** Start DATASET EXCERPT **

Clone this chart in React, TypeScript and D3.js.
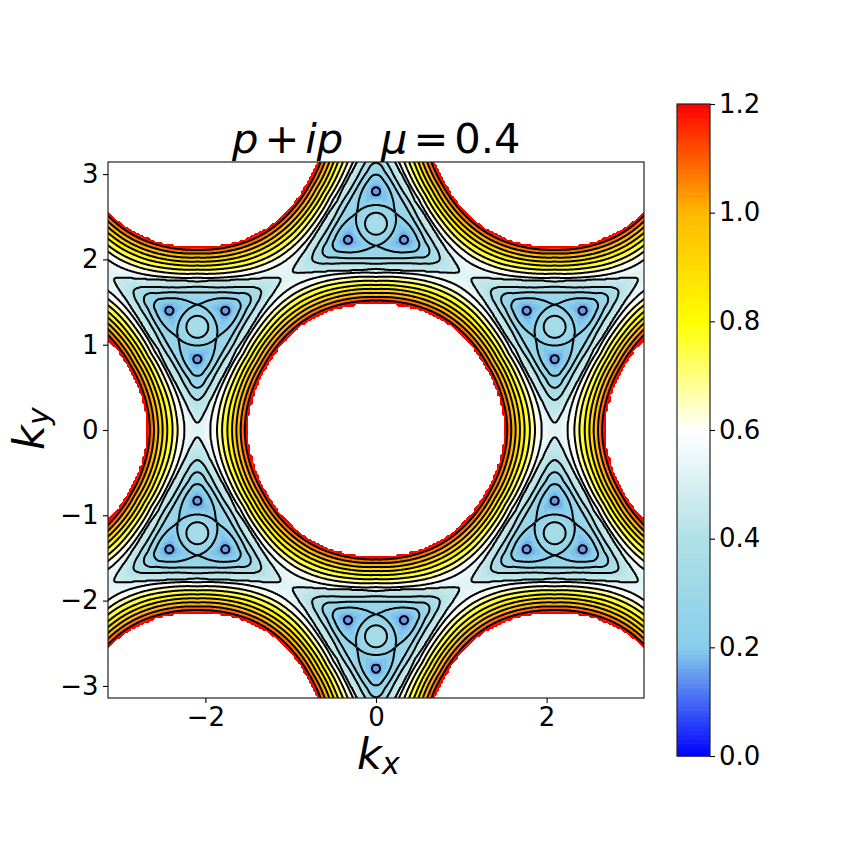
import React, { useEffect, useMemo, useRef } from 'react';
import * as d3 from 'd3';

// contour levels drawn in black
const contourLevels = [0.16, 0.24, 0.32, 0.4, 0.48, 0.56, 0.64, 0.72, 0.8, 0.88, 0.96, 1.04, 1.12];

// colour map stops
const colorStops = [0, 0.2, 0.4, 0.6, 0.8, 1.0, 1.2];
const colorNames = ['#0000ff', '#87ceeb', '#b0e0e6', '#ffffff', '#ffff00', '#ffb800', '#ff0000'];

// ticks
const xTicks = [-2, 0, 2];
const yTicks = [-3, -2, -1, 0, 1, 2, 3];
const barTicks = [0, 0.2, 0.4, 0.6, 0.8, 1.0, 1.2];

// level curves around a hole: k-radius read at each angle (deg from the M direction)
// the first row is the edge of the white hole, values above the colour range are masked
const maskLevel = 1.28;
const holeAngles = [0, 5, 10, 20, 30];
const holeLevels = [maskLevel, 1.2, 1.12, 1.04, 0.96, 0.88, 0.8, 0.72, 0.64, 0.56, 0.52];
const holeRadii = [
  [1.497, 1.496, 1.492, 1.482, 1.477],
  [1.512, 1.511, 1.507, 1.497, 1.49],
  [1.536, 1.535, 1.531, 1.522, 1.515],
  [1.586, 1.584, 1.58, 1.569, 1.559],
  [1.637, 1.634, 1.63, 1.618, 1.606],
  [1.687, 1.685, 1.68, 1.665, 1.653],
  [1.742, 1.739, 1.733, 1.712, 1.7],
  [1.804, 1.8, 1.791, 1.764, 1.747],
  [1.863, 1.857, 1.846, 1.815, 1.794],
  [1.941, 1.932, 1.911, 1.866, 1.841],
  [2.094, 2.022, 1.967, 1.895, 1.866],
];

// level curves around a pocket: k-distance from the pocket centre (deg from the M direction)
const pocketAngles = [0, 5, 10, 20, 30, 40, 50, 60];
const petalInner = [0.219, 0.219, 0.22, 0.223, 0.23, 0.239, 0.25, 0.26];
const petalOuter = [0.574, 0.561, 0.516, 0.44, 0.375, 0.322, 0.281, 0.26];
const pocketLevels = [0.24, 0.32, 0.4, 0.48];
const pocketRadii = [
  petalOuter,
  [0.715, 0.686, 0.615, 0.528, 0.467, 0.43, 0.41, 0.404],
  [0.856, 0.809, 0.727, 0.604, 0.533, 0.492, 0.475, 0.469],
  [1.125, 1.008, 0.879, 0.735, 0.645, 0.586, 0.547, 0.528],
];

// pocket details
const centerValue = 0.36;
const centerRing = 0.129;
const dotDistance = 0.379;
const dotRing = 0.047;
const dotValue = 0.14;

const W = 864;
const plot = { left: 108, right: 644, top: 162, bottom: 698 };
const bar = { left: 677, right: 710, top: 104, bottom: 756 };
const PI = Math.PI;
const ax = (4 * PI) / 3;
const ay = (4 * PI) / Math.sqrt(3);
const Kx = ax / 2;
const Ky = ay / 6;

const color = d3.scaleLinear<string>().domain(colorStops).range(colorNames).clamp(true);

// piecewise cubic through the read values, flat at the first angle
function curve(knots: number[], vals: number[]) {
  const n = knots.length;
  const m = vals.map((v, i) => {
    if (i === 0) return 0;
    if (i === n - 1) return (v - vals[i - 1]) / (knots[i] - knots[i - 1]);
    return (vals[i + 1] - vals[i - 1]) / (knots[i + 1] - knots[i - 1]);
  });
  return (a: number) => {
    const c = Math.max(knots[0], Math.min(knots[n - 1], a));
    let i = 0;
    while (i < n - 2 && c > knots[i + 1]) i++;
    const h = knots[i + 1] - knots[i];
    const t = (c - knots[i]) / h;
    const t2 = t * t;
    const t3 = t2 * t;
    return (2 * t3 - 3 * t2 + 1) * vals[i] + (t3 - 2 * t2 + t) * h * m[i] +
      (-2 * t3 + 3 * t2) * vals[i + 1] + (t3 - t2) * h * m[i + 1];
  };
}

const holeCurves = holeRadii.map((r) => curve(holeAngles, r));
const pocketCurves = pocketRadii.map((r) => curve(pocketAngles, r));
const innerCurve = curve(pocketAngles, petalInner);
const outerCurve = curve(pocketAngles, petalOuter);
const splitCurve = holeCurves[holeCurves.length - 1];
const splitLevel = holeLevels[holeLevels.length - 1];

// where the level through M meets each ray from the pocket centre
const splitByAngle = d3.range(0, 60.01, 0.25).map((deg) => {
  const a = (deg * PI) / 180;
  const end = Ky / Math.cos(a);
  for (let p = 0.05; p < end; p += 0.002) {
    const x = Kx - p * Math.sin(a);
    const y = Ky - p * Math.cos(a);
    if (Math.hypot(x, y) < splitCurve((Math.atan2(y, x) * 180) / PI)) return p;
  }
  return end;
});

function petalValue(rho: number, phi: number) {
  const a = (phi * PI) / 180;
  const dx = rho * Math.sin(a);
  const dy = rho * Math.cos(a) - dotDistance;
  const d = Math.hypot(dx, dy);
  if (d < dotRing) return dotValue + (0.16 - dotValue) * (d / dotRing) ** 2;
  const ux = dx / d;
  const uy = dy / d;
  let lo = d;
  let hi = 0.9;
  for (let i = 0; i < 11; i++) {
    const t = (lo + hi) / 2;
    const px = ux * t;
    const py = dotDistance + uy * t;
    const q = Math.hypot(px, py);
    const f = (Math.atan2(px, py) * 180) / PI;
    if (f <= 60 && q > innerCurve(f) && q < outerCurve(f)) lo = t;
    else hi = t;
  }
  const s = Math.min(1, (d - dotRing) / Math.max(1e-6, hi - dotRing));
  return 0.16 + 0.08 * s;
}

function field(kx: number, ky: number) {
  // fold into one triangle Gamma-M-K of the lattice
  let x = Math.abs(kx) % ax;
  let y = Math.abs(ky) % ay;
  if (x > ax / 2) x = ax - x;
  if (y > ay / 2) y = ay - y;
  if (x * x + y * y > (ax / 2 - x) ** 2 + (ay / 2 - y) ** 2) {
    x = ax / 2 - x;
    y = ay / 2 - y;
  }
  const r = Math.hypot(x, y);
  let th = (Math.atan2(y, x) * 180) / PI;
  if (th > 60) th -= 60;
  if (th > 30) th = 60 - th;

  const split = splitCurve(th);
  if (r < split) {
    let prevR = split;
    let prevV = splitLevel;
    for (let i = holeLevels.length - 2; i >= 0; i--) {
      const ring = holeCurves[i](th);
      if (r >= ring) return holeLevels[i] + ((prevV - holeLevels[i]) * (r - ring)) / (prevR - ring);
      prevR = ring;
      prevV = holeLevels[i];
    }
    return maskLevel + 0.1;
  }

  const t = (th * PI) / 180;
  const dx = r * Math.cos(t) - Kx;
  const dy = r * Math.sin(t) - Ky;
  const rho = Math.hypot(dx, dy);
  const phi = Math.max(0, Math.min(60, (Math.atan2(-dx, -dy) * 180) / PI));
  const inner = innerCurve(phi);
  if (rho <= inner) {
    if (rho < centerRing) return centerValue - (centerValue - 0.32) * (rho / centerRing) ** 2;
    return 0.32 - (0.08 * (rho - centerRing)) / (inner - centerRing);
  }
  const outer = outerCurve(phi);
  if (rho < outer) return petalValue(rho, phi);
  const end = splitByAngle[Math.round(phi * 4)];
  let prevR = outer;
  let prevV = 0.24;
  for (let i = 1; i <= pocketLevels.length; i++) {
    const ring = i < pocketLevels.length ? Math.min(pocketCurves[i](phi), end - 0.001) : Math.max(end, prevR + 0.001);
    const v = i < pocketLevels.length ? pocketLevels[i] : splitLevel;
    if (rho <= ring) return prevV + ((v - prevV) * (rho - prevR)) / (ring - prevR);
    prevR = ring;
    prevV = v;
  }
  return splitLevel;
}

function sample(n: number, lo: number, hi: number) {
  const values = new Float64Array(n * n);
  const step = (hi - lo) / n;
  for (let j = 0; j < n; j++) {
    const ky = hi - (j + 0.5) * step;
    for (let i = 0; i < n; i++) values[j * n + i] = field(lo + (i + 0.5) * step, ky);
  }
  return values;
}

export default function App() {
  const xAxisRef = useRef<SVGGElement>(null);
  const yAxisRef = useRef<SVGGElement>(null);
  const barAxisRef = useRef<SVGGElement>(null);

  const x = d3.scaleLinear().domain([-PI, PI]).range([plot.left, plot.right]);
  const y = d3.scaleLinear().domain([-PI, PI]).range([plot.bottom, plot.top]);
  const barY = d3.scaleLinear().domain([0, 1.2]).range([bar.bottom, bar.top]);

  const { fills, lines } = useMemo(() => {
    // coarse stepped grid for the colours, like the original mesh
    const nFill = 256;
    const fillValues = sample(nFill, -PI, PI);
    const fillCell = d3.scaleLinear().domain([0, nFill]).range([-PI, PI]);
    const fillPath = d3.geoPath(
      d3.geoTransform({
        point(px, py) {
          this.stream.point(+x(fillCell(px)).toFixed(1), +y(-fillCell(py)).toFixed(1));
        },
      })
    );
    const fillGen = d3.contours().size([nFill, nFill]).smooth(false);
    const bands = d3.range(0.12, 1.21, 0.02).map((t) => ({
      d: fillPath(fillGen.contour(fillValues as any, t)) || '',
      fill: color(t + 0.01),
    }));
    bands.push({ d: fillPath(fillGen.contour(fillValues as any, maskLevel)) || '', fill: '#ffffff' });

    // finer grid running past the frame for the black lines
    const margin = 0.12;
    const nLine = 620;
    const lineValues = sample(nLine, -PI - margin, PI + margin);
    const lineCell = d3.scaleLinear().domain([0, nLine]).range([-PI - margin, PI + margin]);
    const linePath = d3.geoPath(
      d3.geoTransform({
        point(px, py) {
          this.stream.point(+x(lineCell(px)).toFixed(2), +y(-lineCell(py)).toFixed(2));
        },
      })
    );
    const lineGen = d3.contours().size([nLine, nLine]);
    const paths = contourLevels.map((t) => linePath(lineGen.contour(lineValues as any, t)) || '');
    return { fills: bands, lines: paths };
  }, []);

  useEffect(() => {
    const style = (g: d3.Selection<any, any, any, any>) => {
      g.selectAll('text').attr('font-family', 'DejaVu Sans').attr('font-size', 26).attr('fill', '#000');
      g.selectAll('line').attr('stroke', '#000').attr('stroke-width', 1.1);
      g.select('.domain').remove();
    };
    d3.select(xAxisRef.current)
      .call(d3.axisBottom(x).tickValues(xTicks).tickSize(5).tickPadding(4.5).tickFormat(d3.format('d')) as any)
      .call(style);
    d3.select(yAxisRef.current)
      .call(d3.axisLeft(y).tickValues(yTicks).tickSize(5).tickPadding(4.5).tickFormat(d3.format('d')) as any)
      .call(style);
    d3.select(barAxisRef.current)
      .call(d3.axisRight(barY).tickValues(barTicks).tickSize(5).tickPadding(4).tickFormat(d3.format('.1f')) as any)
      .call(style);
  }, []);

  const barSteps = d3.range(0, 1.2, 1.2 / 256);

  return (
    <svg width={W} height={W} style={{ position: 'absolute', left: 0, top: 0, display: 'block', background: '#fff' }}>
      <defs>
        <clipPath id="plot-clip">
          <rect x={plot.left} y={plot.top} width={plot.right - plot.left} height={plot.bottom - plot.top} />
        </clipPath>
      </defs>

      <g clipPath="url(#plot-clip)">
        {fills.map((b, i) => (
          <path key={i} d={b.d} fill={b.fill} shapeRendering="crispEdges" />
        ))}
        {lines.map((d, i) => (
          <path key={i} d={d} fill="none" stroke="#000" strokeWidth={2} />
        ))}
      </g>
      <rect x={plot.left} y={plot.top} width={plot.right - plot.left} height={plot.bottom - plot.top}
        fill="none" stroke="#222" strokeWidth={1.2} />
      <g ref={xAxisRef} transform={`translate(0,${plot.bottom})`} />
      <g ref={yAxisRef} transform={`translate(${plot.left},0)`} />

      {barSteps.map((v, i) => (
        <rect key={i} x={bar.left} width={bar.right - bar.left} y={barY(v + 1.2 / 256)}
          height={barY(v) - barY(v + 1.2 / 256) + 0.6} fill={color(v + 0.6 / 256)} />
      ))}
      <rect x={bar.left} y={bar.top} width={bar.right - bar.left} height={bar.bottom - bar.top}
        fill="none" stroke="#222" strokeWidth={1.2} />
      <g ref={barAxisRef} transform={`translate(${bar.right},0)`} />

      <text y={153} fontFamily="DejaVu Sans" fontSize={41.6} fill="#000">
        <tspan x={232} fontStyle="italic">p</tspan>
        <tspan dx={6}>+</tspan>
        <tspan dx={6} fontStyle="italic">ip</tspan>
        <tspan x={381} fontStyle="italic">μ</tspan>
        <tspan dx={6}>=</tspan>
        <tspan dx={6}>0.4</tspan>
      </text>
      <text x={357} y={769} fontFamily="DejaVu Sans" fontSize={43} fontStyle="italic" fill="#000">
        k<tspan fontSize={30} dy={5}>x</tspan>
      </text>
      <text transform="translate(44,450) rotate(-90)" fontFamily="DejaVu Sans" fontSize={43} fontStyle="italic" fill="#000">
        k<tspan fontSize={30} dy={5}>y</tspan>
      </text>
    </svg>
  );
}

** End DATASET EXCERPT **

• _WRITTEN TASK_
Pictures stay out. Repeat only the lines from the beginning of the data through the line that has "const barTicks = [0, 0.2, 0.4, 0.6, 0.8, 1.0, 1.2];".

• _RESULT OF THE TASK_
Clone this chart in React, TypeScript and D3.js.
import React, { useEffect, useMemo, useRef } from 'react';
import * as d3 from 'd3';

// contour levels drawn in black
const contourLevels = [0.16, 0.24, 0.32, 0.4, 0.48, 0.56, 0.64, 0.72, 0.8, 0.88, 0.96, 1.04, 1.12];

// colour map stops
const colorStops = [0, 0.2, 0.4, 0.6, 0.8, 1.0, 1.2];
const colorNames = ['#0000ff', '#87ceeb', '#b0e0e6', '#ffffff', '#ffff00', '#ffb800', '#ff0000'];

// ticks
const xTicks = [-2, 0, 2];
const yTicks = [-3, -2, -1, 0, 1, 2, 3];
const barTicks = [0, 0.2, 0.4, 0.6, 0.8, 1.0, 1.2];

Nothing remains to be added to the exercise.